Elon Musk just threw down the gauntlet at Sam Altman, and there's no going back

Elon Musk and Sam Altman facing off
Nathan Howard/Getty, Tyler Le/BI
  • Elon Musk is suing OpenAI and its CEO, Sam Altman, years after leaving the startup.

  • Despite Musk's allegations, legal experts say his case against OpenAI appears weak.

  • But Musk's lawsuit could still hamper OpenAI, tying it up in court and airing dirty laundry.

It was last May, and Elon Musk was sitting down for an interview with CNBC's David Faber.

When asked about Altman and OpenAI, Musk grew visibly frustrated.

"It wouldn't exist without me," Musk said.

"It does seem weird that something can be a nonprofit, open-source and somehow transform itself into a for-profit, closed source," he added. "That's the exact opposite of what I gave them the money for. Is that legal? It doesn't seem legal."

Musk's answer may have been the writing on the wall that the billionaire was ready to take Altman and OpenAI to court.

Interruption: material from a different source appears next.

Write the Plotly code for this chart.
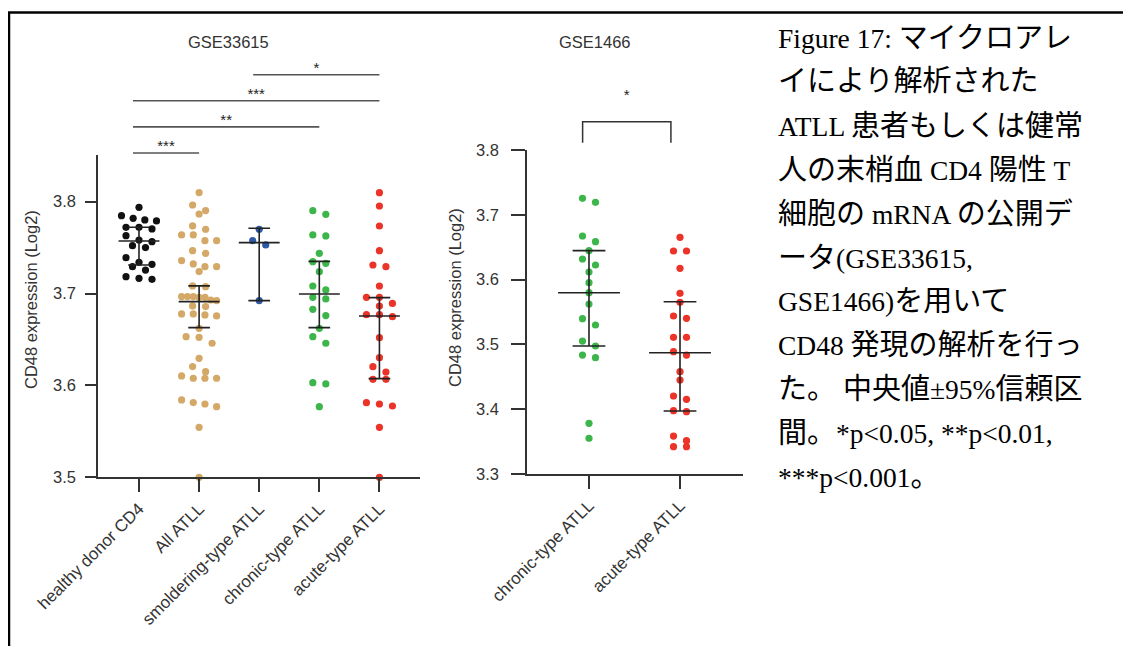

On Thursday, Musk sued OpenAI and its CEO, claiming that the company's partnership with Microsoft violated its mission by putting profit ahead of creating open-source technology that would benefit humanity.

The two had beefed before, and Altman had been more diplomatic in his answers publicly when asked about Musk, even calling the Tesla CEO his hero.

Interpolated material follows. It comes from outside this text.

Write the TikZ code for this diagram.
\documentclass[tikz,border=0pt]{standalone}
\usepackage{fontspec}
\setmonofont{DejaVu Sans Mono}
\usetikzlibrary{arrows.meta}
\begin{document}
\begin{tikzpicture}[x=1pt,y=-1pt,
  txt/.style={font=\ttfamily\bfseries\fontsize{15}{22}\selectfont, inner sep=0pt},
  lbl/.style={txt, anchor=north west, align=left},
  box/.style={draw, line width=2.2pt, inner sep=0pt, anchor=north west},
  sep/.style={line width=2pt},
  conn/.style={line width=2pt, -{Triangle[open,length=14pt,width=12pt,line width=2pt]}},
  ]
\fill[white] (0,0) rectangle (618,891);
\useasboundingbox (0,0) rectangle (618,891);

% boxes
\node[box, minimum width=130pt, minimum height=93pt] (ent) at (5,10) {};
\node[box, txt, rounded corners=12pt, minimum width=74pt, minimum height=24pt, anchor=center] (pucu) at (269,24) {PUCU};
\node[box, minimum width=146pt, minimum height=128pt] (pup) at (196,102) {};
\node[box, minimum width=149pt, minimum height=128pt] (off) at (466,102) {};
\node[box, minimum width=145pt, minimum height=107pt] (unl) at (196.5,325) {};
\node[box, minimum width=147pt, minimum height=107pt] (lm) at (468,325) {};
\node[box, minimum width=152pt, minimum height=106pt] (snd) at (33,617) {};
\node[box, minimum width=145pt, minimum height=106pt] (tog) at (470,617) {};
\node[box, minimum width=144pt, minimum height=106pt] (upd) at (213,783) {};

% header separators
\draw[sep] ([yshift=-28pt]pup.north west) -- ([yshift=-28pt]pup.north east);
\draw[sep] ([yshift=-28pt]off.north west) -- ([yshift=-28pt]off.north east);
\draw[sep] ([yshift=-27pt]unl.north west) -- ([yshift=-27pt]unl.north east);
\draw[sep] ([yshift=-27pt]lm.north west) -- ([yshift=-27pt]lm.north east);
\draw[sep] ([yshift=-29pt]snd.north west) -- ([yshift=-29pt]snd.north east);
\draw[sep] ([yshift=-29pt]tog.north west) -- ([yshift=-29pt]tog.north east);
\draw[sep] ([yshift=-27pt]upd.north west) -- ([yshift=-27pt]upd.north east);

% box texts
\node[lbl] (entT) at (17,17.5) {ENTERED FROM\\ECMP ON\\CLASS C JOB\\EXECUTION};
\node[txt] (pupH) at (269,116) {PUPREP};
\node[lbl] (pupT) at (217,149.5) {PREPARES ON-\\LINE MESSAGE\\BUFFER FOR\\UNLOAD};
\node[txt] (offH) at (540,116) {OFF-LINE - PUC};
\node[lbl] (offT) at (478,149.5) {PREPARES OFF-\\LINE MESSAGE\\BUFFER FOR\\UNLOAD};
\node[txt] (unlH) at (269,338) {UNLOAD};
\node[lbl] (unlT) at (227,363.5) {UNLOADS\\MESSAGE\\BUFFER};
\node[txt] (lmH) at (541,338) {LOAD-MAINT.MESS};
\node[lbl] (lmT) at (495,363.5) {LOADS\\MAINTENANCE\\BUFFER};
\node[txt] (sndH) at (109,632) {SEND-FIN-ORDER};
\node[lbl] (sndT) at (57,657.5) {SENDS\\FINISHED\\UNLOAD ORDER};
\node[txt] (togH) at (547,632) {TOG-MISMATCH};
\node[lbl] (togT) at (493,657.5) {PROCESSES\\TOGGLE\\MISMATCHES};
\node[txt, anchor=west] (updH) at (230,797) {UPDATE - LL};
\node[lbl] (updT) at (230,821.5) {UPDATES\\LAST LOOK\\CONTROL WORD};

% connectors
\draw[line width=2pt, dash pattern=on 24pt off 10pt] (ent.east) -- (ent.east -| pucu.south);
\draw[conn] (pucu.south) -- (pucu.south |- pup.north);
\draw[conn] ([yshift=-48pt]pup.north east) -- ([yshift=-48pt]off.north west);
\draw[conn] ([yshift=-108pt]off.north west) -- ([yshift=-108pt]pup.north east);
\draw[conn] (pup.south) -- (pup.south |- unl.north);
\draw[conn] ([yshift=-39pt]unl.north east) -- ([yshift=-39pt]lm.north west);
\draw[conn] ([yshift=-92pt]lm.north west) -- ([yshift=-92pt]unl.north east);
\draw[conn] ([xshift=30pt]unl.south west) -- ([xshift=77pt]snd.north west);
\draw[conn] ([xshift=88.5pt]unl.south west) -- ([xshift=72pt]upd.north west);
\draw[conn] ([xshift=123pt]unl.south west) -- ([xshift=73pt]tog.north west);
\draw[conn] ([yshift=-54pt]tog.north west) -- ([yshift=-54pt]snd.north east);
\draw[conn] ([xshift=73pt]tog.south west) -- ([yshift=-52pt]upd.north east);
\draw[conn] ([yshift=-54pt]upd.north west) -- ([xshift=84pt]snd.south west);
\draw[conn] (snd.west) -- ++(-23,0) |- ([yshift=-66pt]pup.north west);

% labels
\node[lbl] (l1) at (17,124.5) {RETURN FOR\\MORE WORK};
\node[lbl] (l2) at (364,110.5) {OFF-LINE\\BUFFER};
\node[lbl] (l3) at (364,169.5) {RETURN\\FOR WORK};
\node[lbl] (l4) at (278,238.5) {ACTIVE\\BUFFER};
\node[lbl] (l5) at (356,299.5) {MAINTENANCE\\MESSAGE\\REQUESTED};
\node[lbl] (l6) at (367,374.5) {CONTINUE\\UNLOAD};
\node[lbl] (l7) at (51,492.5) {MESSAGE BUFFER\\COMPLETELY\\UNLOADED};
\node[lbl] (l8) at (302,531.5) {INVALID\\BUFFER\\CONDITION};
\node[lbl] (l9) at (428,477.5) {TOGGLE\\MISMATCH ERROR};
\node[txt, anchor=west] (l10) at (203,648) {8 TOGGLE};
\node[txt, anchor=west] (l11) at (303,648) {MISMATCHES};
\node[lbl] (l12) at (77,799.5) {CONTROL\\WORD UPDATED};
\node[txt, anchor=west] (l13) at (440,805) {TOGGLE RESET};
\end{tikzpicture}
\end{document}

But now, Musk has thrown down the gauntlet, likely marking a point of no return for their relationship as he seeks in his lawsuit to force OpenAI to make its research and technology open-source, cut off Microsoft from GPT-4, and prevent Altman and Microsoft from benefiting from the company.

"It seems like he's trying to slow them down so he can catch up on his own efforts," Kyle Lawrence, a corporate and securities lawyer at Falcon Rappaport & Berkman, told Business Insider. "That's how a lot of the big tech giants operate. They succeed by throttling other institution's ability to move forward."

After all, Musk is far from a disinterested party.

Musk's lawsuit comes after the billionaire launched his own AI company last year. Musk has said he invested tens of millions of dollars into OpenAI during its founding but walked away from the company's board in 2018.

At the time, Musk said he'd left to avoid a potential conflict of interest with Tesla and its AI efforts.

A weak case

Despite Musk's grandstanding, his case against OpenAI appears shaky at best, David Hoffman, a contract law expert from the University of Pennsylvania, said.

"It would be very difficult to claim a breach of contract without a written contract," Hoffman said.

Musk's case argues that OpenAI has strayed from its "founding agreement," but there doesn't appear to be such a written agreement. The complaint relies on unwritten contract claims, which will be difficult to hold up in a court of law, Hoffman said.

Instead, Musk's case cites an email from Altman (which appears to be more of a casual negotiation than a contract) and the OpenAI's certificate of incorporation (which Musk didn't sign and doesn't mention keeping the company open source).

And because OpenAI is a non-profit it will be difficult for the billionaire to claim OpenAI's board has any fiduciary duties to him, Samuel Brunson, a nonprofit legal expert from Loyola University, told Business Insider.

The billionaire's argument regarding OpenAI's failure to act for the "benefit of humanity" is more of a philosophical one than a tangible legal argument, Kyle Lawrence, a corporate and securities lawyer from Falcon Rappaport & Berkman, said.

"Who's to say that what they're doing isn't benefiting humanity?" Lawrence said. "They could easily say they need a billion dollars to do that, and who's to say that the mechanism they put in place to get that billion dollars is in conflict with their goal of benefiting humanity?"

OpenAI could pay a hefty price

While experts say it's unlikely Musk's case would succeed, OpenAI may still pay a price.

"These types of lawsuits can air a lot of dirty laundry and it can be a major distraction that could impact their day-to-day operations," Hoffman said.

The publicity around the lawsuit — whether Musk wins or loses — could also damage OpenAI's reputation — fueling the fire lit when Altman was briefly ousted. As one of the richest men in the world, Musk could tie OpenAI up in litigation for years, according to Lawrence.

The case could also set a dangerous standard — if Musk were to pull out a win.

"If Musk were to win this case, it would set a bad precedent for non-profits everywhere," Brunson said. "You could start seeing a bunch of disaffected donors coming forward trying to get their money back, and most nonprofits don't have the same resources as OpenAI."